The training is done on the potential duplicates that have been labeled by hand. We used 80% of the dataset as the training set and the remaining 20% as the test set. As a reminder, this allows the evaluation of the model to be performed on a different dataset than the training one, and thus prevents from overfitting.

Once the model is ready, we can apply it on the potential duplicates that have not been labeled by hand.

Let’s have a quick look at the accuracy of the model. When training the model on a sample of 1000 records (i.e. 200 records in the test set), we found the following results:

  • True positives: 53
  • False positives: 2
  • True negatives: 126
  • False negatives: 5

True positives and true negatives are records for which we predicted the correct – true or false – answer. False positives and false negatives are errors.

A good way to evaluate the relevance of the predictions is to calculate the precision and recall scores. The precision determines how many selected items are relevant, while the recall indicates how many relevant items are selected. In our case, precision is 93% and recall is 91%. That’s not bad and, in fact, that’s much better than what was previously achieved with a naïve implementation (around 50%).

Summary & Conclusion

To summarize, we have implemented an engine that allows us to do Record Linkage and Deduplication with the same code. Instead of using fixed rules to find duplicates, we used a Machine Learning algorithm that adapts to each dataset.

The data processing was implemented using Spark and more precisely DataFrames.
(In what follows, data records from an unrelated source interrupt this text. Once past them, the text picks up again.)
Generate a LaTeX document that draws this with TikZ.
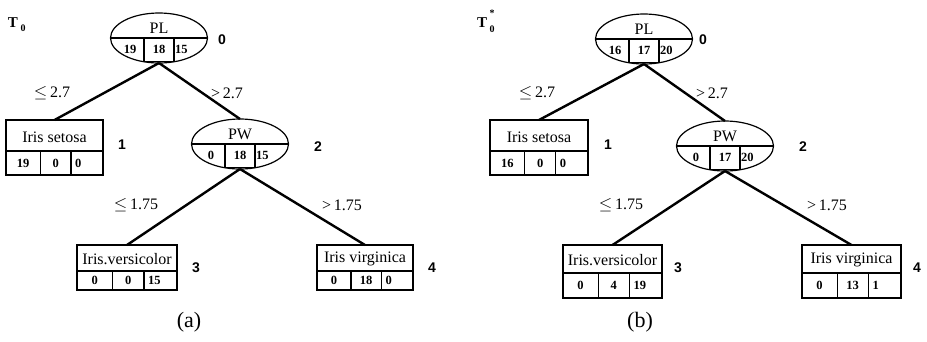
\documentclass[tikz,border=0pt]{standalone}
\usepackage{fontspec}
\setmainfont{Liberation Serif}
\newfontfamily\labsans{Liberation Sans}
\usetikzlibrary{shapes.geometric}
\tikzset{
  ellbox/.style={draw, ellipse, line width=1.2pt, minimum width=97pt, minimum height=50pt, inner sep=0pt, outer sep=0pt},
  leafrect/.style={draw, rectangle, line width=1.1pt, inner sep=0pt, outer sep=0pt, anchor=north west},
  cellline/.style={line width=1.3pt},
  conn/.style={line width=2.4pt},
  titletext/.style={font=\fontsize{16}{17}\selectfont, inner sep=0pt},
  numtext/.style={font=\fontsize{12.5}{13}\selectfont\bfseries, inner sep=0pt},
  edgetext/.style={font=\fontsize{16}{17}\selectfont, inner sep=0pt},
  idxtext/.style={font=\labsans\fontsize{14}{15}\selectfont\bfseries, inner sep=0pt},
  captext/.style={font=\fontsize{22}{24}\selectfont, inner sep=0pt},
  ttext/.style={font=\fontsize{15}{16}\selectfont\bfseries, inner sep=0pt},
  tsmall/.style={font=\fontsize{10}{11}\selectfont\bfseries, inner sep=0pt},
}
\newcommand{\bu}{31}
\newcommand{\bl}{24}
% name, left, top, width, title, a, b, c
\newcommand{\leafnode}[8]{%
  \pgfmathsetmacro{\bh}{\bu+\bl}%
  \node[leafrect, minimum width=#4 pt, minimum height=\bh pt] (#1) at (#2,#3) {};
  \draw[cellline] (#2,#3+\bu) -- (#2+#4,#3+\bu);
  \draw[cellline] (#2+0.355*#4,#3+\bu) -- (#2+0.355*#4,#3+\bu+\bl);
  \draw[cellline] (#2+0.67*#4,#3+\bu) -- (#2+0.67*#4,#3+\bu+\bl);
  \node[titletext] (#1-t) at (#2+0.5*#4,#3+0.55*\bu) {#5};
  \node[numtext] (#1-a) at (#2+0.1775*#4,#3+\bu+0.5*\bl) {#6};
  \node[numtext] (#1-b) at (#2+0.5125*#4,#3+\bu+0.5*\bl) {#7};
  \node[numtext, anchor=west] (#1-c) at (#2+0.67*#4+4,#3+\bu+0.5*\bl) {#8};
}
% name, cx, cy, title, a, b, c
\newcommand{\splitnode}[7]{%
  \node[ellbox] (#1) at (#2,#3) {};
  \draw[cellline] (#1.west) -- (#1.east);
  \draw[cellline] (#2-15,#3) -- (#2-15,#3+23.5) -- (#2+15,#3+23.5) -- (#2+15,#3);
  \node[titletext] (#1-t) at (#2,#3-10) {#4};
  \node[numtext] (#1-a) at (#2-29,#3+11.5) {#5};
  \node[numtext] (#1-b) at (#2,#3+11.5) {#6};
  \node[numtext, anchor=west] (#1-c) at (#2+16,#3+11.5) {#7};
}
\begin{document}
\begin{tikzpicture}[x=1pt, y=-1pt]
\useasboundingbox (0,0) rectangle (927,341);
% ---------------- tree (a)
\node[ttext] (Ta) at (13,23) {T};
\node[tsmall] (Ta0) at (23,28) {0};
\splitnode{a0}{159}{38}{PL}{19}{18}{15}
\splitnode{a2}{240}{144}{PW}{0}{18}{15}
\renewcommand{\bu}{31}\renewcommand{\bl}{24}
\leafnode{a1}{6}{120}{97}{Iris setosa}{19}{0}{0}
\renewcommand{\bu}{26}\renewcommand{\bl}{19}
\leafnode{a3}{77}{245}{100}{Iris.versicolor}{0}{0}{15}
\leafnode{a4}{317}{245}{96}{Iris virginica}{0}{18}{0}
\draw[conn] (a0.south) -- (a1.north);
\draw[conn] (a0.south) -- (a2.north);
\draw[conn] (a2.south) -- (a3.north);
\draw[conn] (a2.south) -- (a4.north);
\node[edgetext] (ea1) at (52,93) {$\leq$\,2.7};
\node[edgetext] (ea2) at (227,93) {>\,2.7};
\node[edgetext] (ea3) at (136,205) {$\leq$\,1.75};
\node[edgetext] (ea4) at (342,205) {>\,1.75};
\node[idxtext] (ia0) at (222,40) {0};
\node[idxtext] (ia1) at (122,145) {1};
\node[idxtext] (ia2) at (318,147) {2};
\node[idxtext] (ia3) at (196,268) {3};
\node[idxtext] (ia4) at (432,268) {4};
\node[captext] (capa) at (189,322) {(a)};
% ---------------- tree (b)
\node[ttext] (Tb) at (482,23) {T};
\node[tsmall] (Tb0) at (492,29) {0};
\node[tsmall] (Tbs) at (492,13) {*};
\splitnode{b0}{644}{39}{PL}{16}{17}{20}
\splitnode{b2}{725}{146}{PW}{0}{17}{20}
\renewcommand{\bu}{31}\renewcommand{\bl}{24}
\leafnode{b1}{490}{120}{98}{Iris setosa}{16}{0}{0}
\renewcommand{\bu}{28}\renewcommand{\bl}{25}
\leafnode{b3}{563}{245}{99}{Iris.versicolor}{0}{4}{19}
\leafnode{b4}{802}{245}{99}{Iris virginica}{0}{13}{1}
\draw[conn] (b0.south) -- (b1.north);
\draw[conn] (b0.south) -- (b2.north);
\draw[conn] (b2.south) -- (b3.north);
\draw[conn] (b2.south) -- (b4.north);
\node[edgetext] (eb1) at (537,93) {$\leq$\,2.7};
\node[edgetext] (eb2) at (712,93) {>\,2.7};
\node[edgetext] (eb3) at (621,205) {$\leq$\,1.75};
\node[edgetext] (eb4) at (827,205) {>\,1.75};
\node[idxtext] (ib0) at (703,40) {0};
\node[idxtext] (ib1) at (608,145) {1};
\node[idxtext] (ib2) at (803,147) {2};
\node[idxtext] (ib3) at (678,268) {3};
\node[idxtext] (ib4) at (917,268) {4};
\node[captext] (capb) at (640,322) {(b)};
\end{tikzpicture}
\end{document}
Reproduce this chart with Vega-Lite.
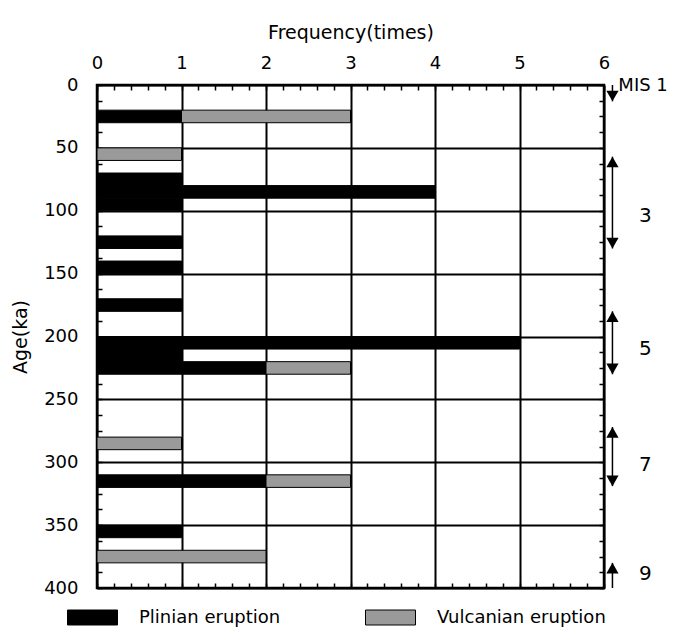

DataFrames are handy in this use case because they can carry an arbitrary number of columns.

For the Machine Learning, we used Spark ML, the Machine Learning library that works on top of DataFrames. While the Machine Learning part is often what scares developers, it was in the end easier to implement than the data processing itself.

We are quite happy with this application as it gives a higher identification of matches: between 80 and 90% while we were only reaching 50% with another method.